Von der Unmöglichkeit, als Person authentisch zu sein

Ohne Sprache ist man mit sich allein - ohne Möglichkeit, aus sich heraus zu gelangen und ein Gegenüber zu erreichen. Ohne Sprache hat man auch sich nicht und keine Möglichkeit, sich selbst zu finden.

Oft schon wurde betont: „Wer eine Sprache hat, hat eine Welt“. Diese Betonung wäre zu ergänzen: „Mit der Sprache erst haben wir auch uns selbst“. Mit der Sprache finden wir uns im Universum zurecht – und so, wie wir uns zurecht finden, entsteht unsere Welt. Ohne unsere Welt hätten wir uns selbst nicht, wüssten wir nicht, was wir denken und fühlen. Das Denken bliebe leer und das Fühlen dumpf und dunkel.

Es ist eine unüberholbare Erkenntnis der Psychoanalyse, dass vorsprachliche Erfahrungen uns irgendwie betreffen und womöglich umtreiben, uns aber vorbewusst und nicht zugänglich, also verschlossen bleiben. Erst im Ringen um Sprache gelingt es, zu klären, was wir denken und fühlen. Deutlich wird dies in der Poesie, die Dinge und Empfindungen immer wieder betonen muss, damit diese Dinge und Empfindungen überhaupt gegeben sind.

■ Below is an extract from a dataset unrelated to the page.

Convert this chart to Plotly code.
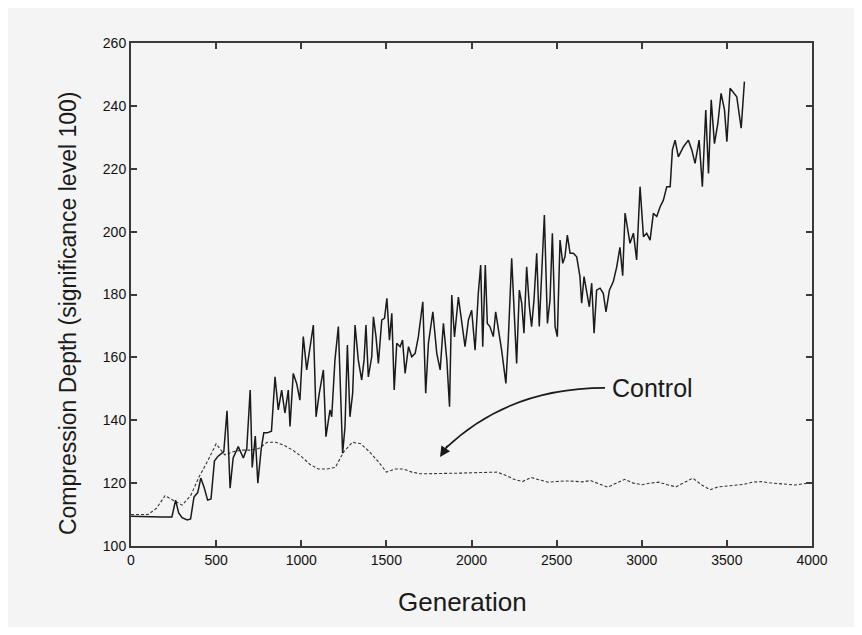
import plotly.graph_objects as go

# ---- data ----
gen_main = [0, 60, 120, 180, 240, 262, 280, 300, 330, 350, 370, 392, 410, 430, 450, 470, 490, 510, 545, 564,
            582, 600, 630, 660, 680, 700, 712, 730, 745, 765, 780, 800, 825, 846, 865, 885, 904, 924, 934, 953,
            973, 992, 1012, 1032, 1051, 1071, 1087, 1106, 1130, 1145, 1169, 1179, 1198, 1218, 1243, 1257, 1271,
            1286, 1302, 1316, 1335, 1355, 1369, 1380, 1394, 1414, 1424, 1439, 1453, 1473, 1489, 1503, 1518, 1532,
            1546, 1561, 1581, 1595, 1610, 1630, 1649, 1669, 1688, 1714, 1731, 1747, 1773, 1796, 1816, 1835, 1855,
            1871, 1884, 1900, 1923, 1942, 1962, 1982, 2001, 2021, 2040, 2054, 2066, 2081, 2093, 2108, 2128, 2142,
            2157, 2177, 2202, 2216, 2236, 2249, 2265, 2281, 2295, 2308, 2324, 2340, 2353, 2367, 2383, 2398, 2412,
            2428, 2446, 2461, 2475, 2491, 2504, 2520, 2536, 2549, 2563, 2579, 2598, 2618, 2637, 2647, 2661, 2676,
            2692, 2706, 2720, 2735, 2755, 2774, 2790, 2810, 2833, 2853, 2872, 2888, 2902, 2931, 2951, 2970, 2990,
            3010, 3029, 3049, 3068, 3088, 3108, 3127, 3147, 3167, 3180, 3196, 3215, 3245, 3274, 3294, 3313, 3337,
            3356, 3376, 3392, 3408, 3427, 3447, 3466, 3486, 3500, 3519, 3539, 3558, 3584, 3603]
depth_main = [109.5, 109.5, 109.3, 109.2, 109.2, 114.6, 110.5, 109.0, 108.3, 108.6, 115.6, 117.0, 121.6, 118.5,
              114.6, 115.0, 127.0, 128.5, 130.0, 143.0, 118.4, 128.0, 131.6, 128.0, 131.0, 149.6, 125.0, 135.0,
              120.0, 131.0, 136.0, 136.0, 136.5, 153.8, 143.3, 149.6, 142.3, 149.6, 138.0, 154.9, 151.7, 146.4,
              166.6, 156.0, 162.3, 170.3, 141.1, 148.6, 156.0, 134.8, 143.3, 141.1, 159.2, 169.8, 129.5, 137.9,
              163.9, 141.1, 148.6, 170.3, 159.2, 152.8, 159.2, 170.3, 153.8, 160.2, 172.9, 166.6, 158.1, 171.9,
              172.4, 178.8, 165.5, 174.0, 149.6, 164.5, 163.4, 165.5, 154.9, 163.4, 160.2, 161.3, 166.6, 177.7,
              148.6, 164.5, 174.5, 161.3, 156.0, 170.8, 159.2, 144.3, 179.8, 166.5, 179.2, 170.8, 163.4, 171.9,
              175.0, 162.3, 180.4, 189.4, 163.4, 189.4, 170.8, 169.8, 166.6, 174.5, 169.8, 162.3, 151.7, 165.5,
              191.5, 175.0, 158.1, 181.4, 177.2, 167.7, 188.8, 176.1, 169.8, 178.2, 193.1, 169.8, 186.7, 205.3,
              170.8, 178.2, 199.5, 169.8, 166.6, 197.3, 189.9, 192.0, 198.9, 193.1, 193.1, 192.0, 185.7, 177.2,
              185.7, 181.4, 176.1, 183.6, 167.7, 181.4, 182.0, 180.4, 174.5, 181.4, 184.1, 188.8, 195.0, 186.0,
              205.9, 196.3, 199.5, 191.0, 214.3, 198.4, 199.5, 197.3, 205.8, 204.8, 207.9, 210.0, 214.3, 214.3,
              226.0, 229.1, 223.8, 227.0, 229.1, 226.0, 221.7, 229.1, 214.3, 238.7, 218.5, 241.9, 228.0, 234.4,
              244.0, 238.7, 228.6, 245.6, 244.0, 242.9, 232.9, 247.7]

gen_control = list(range(0, 4001, 50))
depth_control = [110, 110, 110, 112, 116, 114.5, 113, 116, 122, 127, 132.5, 129, 130, 130.5, 130.5, 131, 133, 133,
                 132, 130.5, 128.5, 126, 124.5, 124.5, 125, 130, 133, 132.5, 130, 127, 123.5, 124.5, 124.5, 123.5,
                 123, 123, 123, 123, 123, 123.2, 123.3, 123.3, 123.5, 123.5, 122.5, 121.2, 120.5, 121.8, 121,
                 120.3, 120.5, 120.7, 120.6, 120.4, 120.8, 119.8, 118.7, 120, 121.2, 120, 119.5, 120, 120.3, 119.5,
                 118.8, 120.2, 121.6, 119.5, 117.9, 118.8, 119, 119.2, 119.6, 120.3, 120.5, 120.1, 119.8, 119.6,
                 119.4, 119.8, 120]

x_ticks = [0, 500, 1000, 1500, 2000, 2500, 3000, 3500, 4000]
y_ticks = [100, 120, 140, 160, 180, 200, 220, 240, 260]

x_title = "Generation"
y_title = "Compression Depth (significance level 100)"
label_text = "Control"

# ---- figure ----
FONT = "Liberation Sans, Arial, sans-serif"
INK = "#1a1a1a"
BG = "#f4f4f4"

fig = go.Figure()
fig.add_trace(go.Scatter(x=gen_control, y=depth_control, mode="lines",
                         line=dict(color="#333333", width=1.1, dash="3px,2px"),
                         showlegend=False, hoverinfo="skip"))
fig.add_trace(go.Scatter(x=gen_main, y=depth_main, mode="lines",
                         line=dict(color=INK, width=1.5),
                         showlegend=False, hoverinfo="skip"))

# curved arrow pointing at the control line
fig.add_shape(type="path", xref="x", yref="y",
              path="M 2784,150.3 Q 2220,150.3 1850,131.2",
              line=dict(color=INK, width=1.6))
fig.add_annotation(x=1815, y=128.3, ax=1865, ay=132.4, xref="x", yref="y",
                   axref="x", ayref="y", text="", showarrow=True,
                   arrowhead=2, arrowsize=1.3, arrowwidth=1.6, arrowcolor=INK, standoff=0)
fig.add_annotation(x=2815, y=150.3, xref="x", yref="y", text=label_text,
                   showarrow=False, xanchor="left", yanchor="middle",
                   font=dict(family=FONT, size=25, color=INK))

# axis titles placed as annotations to match the reference positions
fig.add_annotation(x=0.4875, y=-0.111, xref="paper", yref="paper", text=x_title,
                   showarrow=False, xanchor="center", yanchor="middle",
                   font=dict(family=FONT, size=26, color=INK))
fig.add_annotation(x=-0.0925, y=0.463, xref="paper", yref="paper", text=y_title,
                   showarrow=False, xanchor="center", yanchor="middle", textangle=-90,
                   font=dict(family=FONT, size=23, color=INK))

axis_common = dict(showline=True, linecolor="#3a3a3a", linewidth=2, mirror="allticks",
                   ticks="inside", ticklen=6, tickwidth=1.5, tickcolor="#3a3a3a",
                   showgrid=False, zeroline=False,
                   tickfont=dict(family=FONT, size=14, color="#111111"))

fig.update_xaxes(range=[0, 4000], tickvals=x_ticks, ticktext=[str(v) for v in x_ticks],
                 **axis_common)
fig.update_yaxes(range=[100, 260], tickvals=y_ticks, ticktext=[str(v) for v in y_ticks],
                 **axis_common)

# page body adds an 8px margin, so the figure is sized/offset to compensate
fig.update_layout(width=846, height=619,
                  margin=dict(l=123, r=42, t=35, b=81, autoexpand=False),
                  paper_bgcolor=BG, plot_bgcolor=BG,
                  font=dict(family=FONT, color=INK))

fig.write_html("out.html")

Die Sprache jedoch, die mir Welt und Selbstbegegnung eröffnet, ist meine Sprache und nie ganz die meinige, da wir Sprache teilen. Wenn ich spreche, komme ich aus mir heraus, entäußere ich mich, – und werde dabei verwoben in ein soziales Geschehen. Dies kann nicht radikal genug gedacht werden: Karl Marx hat den hegelianischen Begriff der Entäußerung nicht auf die Sprache, sondern auf die Arbeit durchdacht. Vor allem in seinen späten Schriften – nach Enttäuschungen über missglückte Revolutionen –, d.h. in seinen Pariser Manuskripten, führt er aus, dass der Mensch als leiden­schaftliches Wesen sich entäußern muss, dabei aber gerade von sich entfremdet wird bzw. werden kann und Leiden schafft. Auf die Sprache übertragen bedeutet dies, dass es gar nicht möglich ist (soziologisch gedacht), als Person authentisch zu sein, d.h. echt, original und nur bei sich.